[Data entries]
--- BEGIN ---

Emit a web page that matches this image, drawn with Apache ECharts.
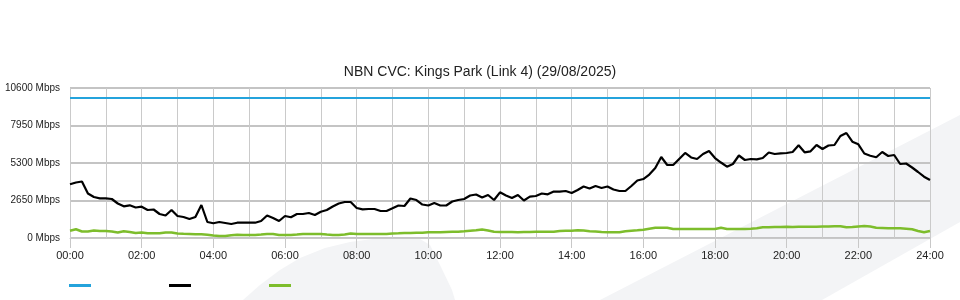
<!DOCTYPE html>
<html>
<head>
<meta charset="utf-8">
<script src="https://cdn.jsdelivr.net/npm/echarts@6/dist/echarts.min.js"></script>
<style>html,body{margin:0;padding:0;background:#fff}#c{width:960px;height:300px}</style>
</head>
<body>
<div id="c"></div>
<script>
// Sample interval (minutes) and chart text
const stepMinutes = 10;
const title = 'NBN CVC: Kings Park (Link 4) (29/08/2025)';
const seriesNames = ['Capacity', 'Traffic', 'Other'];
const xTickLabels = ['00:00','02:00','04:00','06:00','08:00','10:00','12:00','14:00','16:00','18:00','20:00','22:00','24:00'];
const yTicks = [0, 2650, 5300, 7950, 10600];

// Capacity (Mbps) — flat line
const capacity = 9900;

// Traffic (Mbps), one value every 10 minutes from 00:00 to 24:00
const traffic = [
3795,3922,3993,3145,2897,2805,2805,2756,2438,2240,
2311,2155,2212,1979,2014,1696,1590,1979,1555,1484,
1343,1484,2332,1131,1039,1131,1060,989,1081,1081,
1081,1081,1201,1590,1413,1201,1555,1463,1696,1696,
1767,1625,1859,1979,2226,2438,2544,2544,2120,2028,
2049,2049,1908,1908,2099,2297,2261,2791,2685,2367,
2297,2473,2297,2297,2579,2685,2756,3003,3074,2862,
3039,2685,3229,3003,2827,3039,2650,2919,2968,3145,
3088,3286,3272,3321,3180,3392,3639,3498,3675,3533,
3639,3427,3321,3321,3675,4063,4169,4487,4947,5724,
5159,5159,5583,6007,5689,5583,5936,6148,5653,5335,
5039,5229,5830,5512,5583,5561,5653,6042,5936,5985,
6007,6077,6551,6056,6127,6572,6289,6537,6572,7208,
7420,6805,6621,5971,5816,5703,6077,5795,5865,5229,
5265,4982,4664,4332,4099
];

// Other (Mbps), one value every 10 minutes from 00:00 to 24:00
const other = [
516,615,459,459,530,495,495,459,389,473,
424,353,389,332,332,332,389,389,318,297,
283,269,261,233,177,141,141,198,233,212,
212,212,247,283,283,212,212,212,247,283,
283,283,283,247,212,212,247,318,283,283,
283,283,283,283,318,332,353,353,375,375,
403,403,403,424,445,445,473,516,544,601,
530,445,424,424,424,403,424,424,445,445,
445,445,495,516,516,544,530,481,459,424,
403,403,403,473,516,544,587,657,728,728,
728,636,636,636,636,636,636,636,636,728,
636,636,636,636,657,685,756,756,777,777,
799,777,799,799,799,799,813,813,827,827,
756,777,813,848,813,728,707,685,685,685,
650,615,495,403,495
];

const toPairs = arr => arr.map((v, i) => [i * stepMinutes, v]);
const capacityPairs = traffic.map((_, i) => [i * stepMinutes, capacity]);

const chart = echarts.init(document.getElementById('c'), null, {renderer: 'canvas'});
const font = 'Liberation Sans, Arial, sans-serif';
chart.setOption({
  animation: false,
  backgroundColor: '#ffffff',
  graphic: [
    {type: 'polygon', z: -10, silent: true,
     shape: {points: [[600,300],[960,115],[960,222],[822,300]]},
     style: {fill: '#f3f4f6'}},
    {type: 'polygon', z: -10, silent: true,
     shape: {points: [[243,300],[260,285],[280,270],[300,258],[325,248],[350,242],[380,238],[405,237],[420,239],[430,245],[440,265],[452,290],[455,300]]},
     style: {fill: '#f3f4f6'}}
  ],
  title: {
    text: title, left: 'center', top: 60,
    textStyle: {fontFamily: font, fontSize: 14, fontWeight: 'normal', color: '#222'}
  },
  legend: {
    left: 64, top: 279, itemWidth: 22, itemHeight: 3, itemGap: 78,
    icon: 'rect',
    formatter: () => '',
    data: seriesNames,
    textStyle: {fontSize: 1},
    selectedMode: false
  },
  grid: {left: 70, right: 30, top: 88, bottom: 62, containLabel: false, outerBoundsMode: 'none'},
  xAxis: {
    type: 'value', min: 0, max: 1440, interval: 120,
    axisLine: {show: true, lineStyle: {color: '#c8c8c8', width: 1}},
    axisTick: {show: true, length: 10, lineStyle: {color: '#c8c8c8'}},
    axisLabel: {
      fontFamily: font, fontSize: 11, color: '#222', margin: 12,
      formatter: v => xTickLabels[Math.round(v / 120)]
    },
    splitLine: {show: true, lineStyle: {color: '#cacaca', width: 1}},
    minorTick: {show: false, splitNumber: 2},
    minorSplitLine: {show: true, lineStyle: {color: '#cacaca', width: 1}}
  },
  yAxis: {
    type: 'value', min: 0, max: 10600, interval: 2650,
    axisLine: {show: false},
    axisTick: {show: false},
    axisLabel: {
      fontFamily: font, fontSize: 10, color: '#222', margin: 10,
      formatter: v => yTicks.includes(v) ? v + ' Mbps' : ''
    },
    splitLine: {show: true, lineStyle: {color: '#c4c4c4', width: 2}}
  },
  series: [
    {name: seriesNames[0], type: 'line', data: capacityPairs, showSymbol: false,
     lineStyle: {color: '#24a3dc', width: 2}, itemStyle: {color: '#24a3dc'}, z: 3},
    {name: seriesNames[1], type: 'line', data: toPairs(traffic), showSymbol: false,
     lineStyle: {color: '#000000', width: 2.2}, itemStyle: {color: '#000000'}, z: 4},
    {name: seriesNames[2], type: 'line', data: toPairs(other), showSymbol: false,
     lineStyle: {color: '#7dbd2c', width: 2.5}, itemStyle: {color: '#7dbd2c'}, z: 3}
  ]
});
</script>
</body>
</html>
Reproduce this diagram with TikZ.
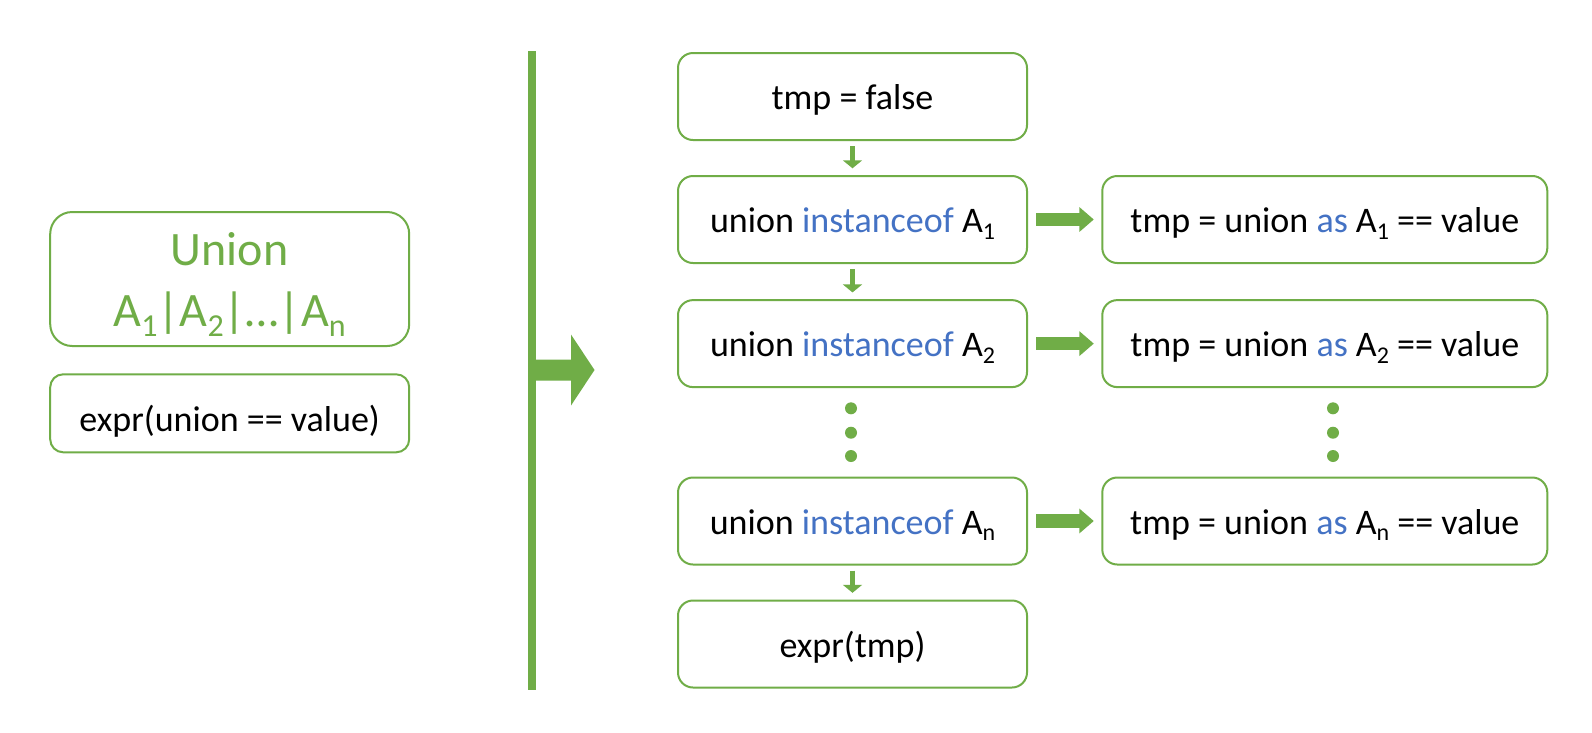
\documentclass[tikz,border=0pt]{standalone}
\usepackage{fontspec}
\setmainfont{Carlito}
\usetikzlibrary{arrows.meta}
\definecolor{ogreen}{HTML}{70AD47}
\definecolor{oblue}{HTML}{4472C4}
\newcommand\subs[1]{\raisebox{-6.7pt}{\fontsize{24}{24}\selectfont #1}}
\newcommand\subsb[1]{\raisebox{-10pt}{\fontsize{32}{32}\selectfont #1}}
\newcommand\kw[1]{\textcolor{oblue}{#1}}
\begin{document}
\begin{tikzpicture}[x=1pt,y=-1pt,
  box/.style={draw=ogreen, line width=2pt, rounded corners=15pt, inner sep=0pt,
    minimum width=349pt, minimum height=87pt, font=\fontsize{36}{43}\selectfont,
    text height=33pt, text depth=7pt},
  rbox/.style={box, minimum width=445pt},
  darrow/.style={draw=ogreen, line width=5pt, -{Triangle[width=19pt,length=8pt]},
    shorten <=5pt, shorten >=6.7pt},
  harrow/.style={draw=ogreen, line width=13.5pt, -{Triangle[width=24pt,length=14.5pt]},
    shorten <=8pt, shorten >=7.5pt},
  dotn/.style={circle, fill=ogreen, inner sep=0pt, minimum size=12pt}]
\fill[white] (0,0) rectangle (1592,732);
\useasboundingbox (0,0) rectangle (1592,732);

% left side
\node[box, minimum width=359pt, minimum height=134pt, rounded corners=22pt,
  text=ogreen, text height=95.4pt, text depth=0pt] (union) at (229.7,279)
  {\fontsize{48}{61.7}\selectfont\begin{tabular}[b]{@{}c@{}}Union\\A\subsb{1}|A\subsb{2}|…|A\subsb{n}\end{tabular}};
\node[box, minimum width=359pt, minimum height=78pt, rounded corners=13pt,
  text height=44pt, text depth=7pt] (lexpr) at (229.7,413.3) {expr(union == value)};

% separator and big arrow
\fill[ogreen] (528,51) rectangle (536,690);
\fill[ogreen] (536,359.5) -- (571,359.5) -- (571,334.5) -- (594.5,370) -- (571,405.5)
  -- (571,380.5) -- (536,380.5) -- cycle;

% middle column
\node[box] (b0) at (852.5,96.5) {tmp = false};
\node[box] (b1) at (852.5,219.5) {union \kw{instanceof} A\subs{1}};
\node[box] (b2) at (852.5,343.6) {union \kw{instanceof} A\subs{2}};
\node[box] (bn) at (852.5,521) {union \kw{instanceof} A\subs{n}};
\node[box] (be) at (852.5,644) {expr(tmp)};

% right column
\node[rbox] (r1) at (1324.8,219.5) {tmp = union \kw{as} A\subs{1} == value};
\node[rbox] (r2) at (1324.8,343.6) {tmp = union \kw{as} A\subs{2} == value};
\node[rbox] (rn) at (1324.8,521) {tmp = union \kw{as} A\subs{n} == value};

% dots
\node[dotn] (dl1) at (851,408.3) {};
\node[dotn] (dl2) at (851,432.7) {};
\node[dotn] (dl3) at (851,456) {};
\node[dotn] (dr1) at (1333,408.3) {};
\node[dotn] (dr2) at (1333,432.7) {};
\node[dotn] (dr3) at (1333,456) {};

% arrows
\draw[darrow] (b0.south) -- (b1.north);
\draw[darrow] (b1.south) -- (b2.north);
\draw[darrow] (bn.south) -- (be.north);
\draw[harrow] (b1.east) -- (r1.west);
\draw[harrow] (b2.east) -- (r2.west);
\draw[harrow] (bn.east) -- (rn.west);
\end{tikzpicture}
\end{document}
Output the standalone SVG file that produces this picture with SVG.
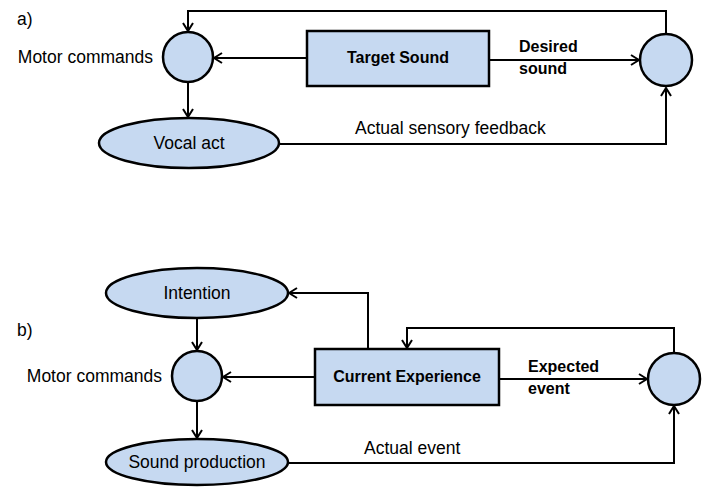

--- END ---

The first line to copy holds "Reproduce this diagram with TikZ.", and the last holds "-- (571,380.5) -- (536,380.5) -- cycle;". Copy them and the lines between exactly, leaving out pictures.

FINAL RESULT:
Reproduce this diagram with TikZ.
\documentclass[tikz,border=0pt]{standalone}
\usepackage{fontspec}
\setmainfont{Carlito}
\usetikzlibrary{arrows.meta}
\definecolor{ogreen}{HTML}{70AD47}
\definecolor{oblue}{HTML}{4472C4}
\newcommand\subs[1]{\raisebox{-6.7pt}{\fontsize{24}{24}\selectfont #1}}
\newcommand\subsb[1]{\raisebox{-10pt}{\fontsize{32}{32}\selectfont #1}}
\newcommand\kw[1]{\textcolor{oblue}{#1}}
\begin{document}
\begin{tikzpicture}[x=1pt,y=-1pt,
  box/.style={draw=ogreen, line width=2pt, rounded corners=15pt, inner sep=0pt,
    minimum width=349pt, minimum height=87pt, font=\fontsize{36}{43}\selectfont,
    text height=33pt, text depth=7pt},
  rbox/.style={box, minimum width=445pt},
  darrow/.style={draw=ogreen, line width=5pt, -{Triangle[width=19pt,length=8pt]},
    shorten <=5pt, shorten >=6.7pt},
  harrow/.style={draw=ogreen, line width=13.5pt, -{Triangle[width=24pt,length=14.5pt]},
    shorten <=8pt, shorten >=7.5pt},
  dotn/.style={circle, fill=ogreen, inner sep=0pt, minimum size=12pt}]
\fill[white] (0,0) rectangle (1592,732);
\useasboundingbox (0,0) rectangle (1592,732);

% left side
\node[box, minimum width=359pt, minimum height=134pt, rounded corners=22pt,
  text=ogreen, text height=95.4pt, text depth=0pt] (union) at (229.7,279)
  {\fontsize{48}{61.7}\selectfont\begin{tabular}[b]{@{}c@{}}Union\\A\subsb{1}|A\subsb{2}|…|A\subsb{n}\end{tabular}};
\node[box, minimum width=359pt, minimum height=78pt, rounded corners=13pt,
  text height=44pt, text depth=7pt] (lexpr) at (229.7,413.3) {expr(union == value)};

% separator and big arrow
\fill[ogreen] (528,51) rectangle (536,690);
\fill[ogreen] (536,359.5) -- (571,359.5) -- (571,334.5) -- (594.5,370) -- (571,405.5)
  -- (571,380.5) -- (536,380.5) -- cycle;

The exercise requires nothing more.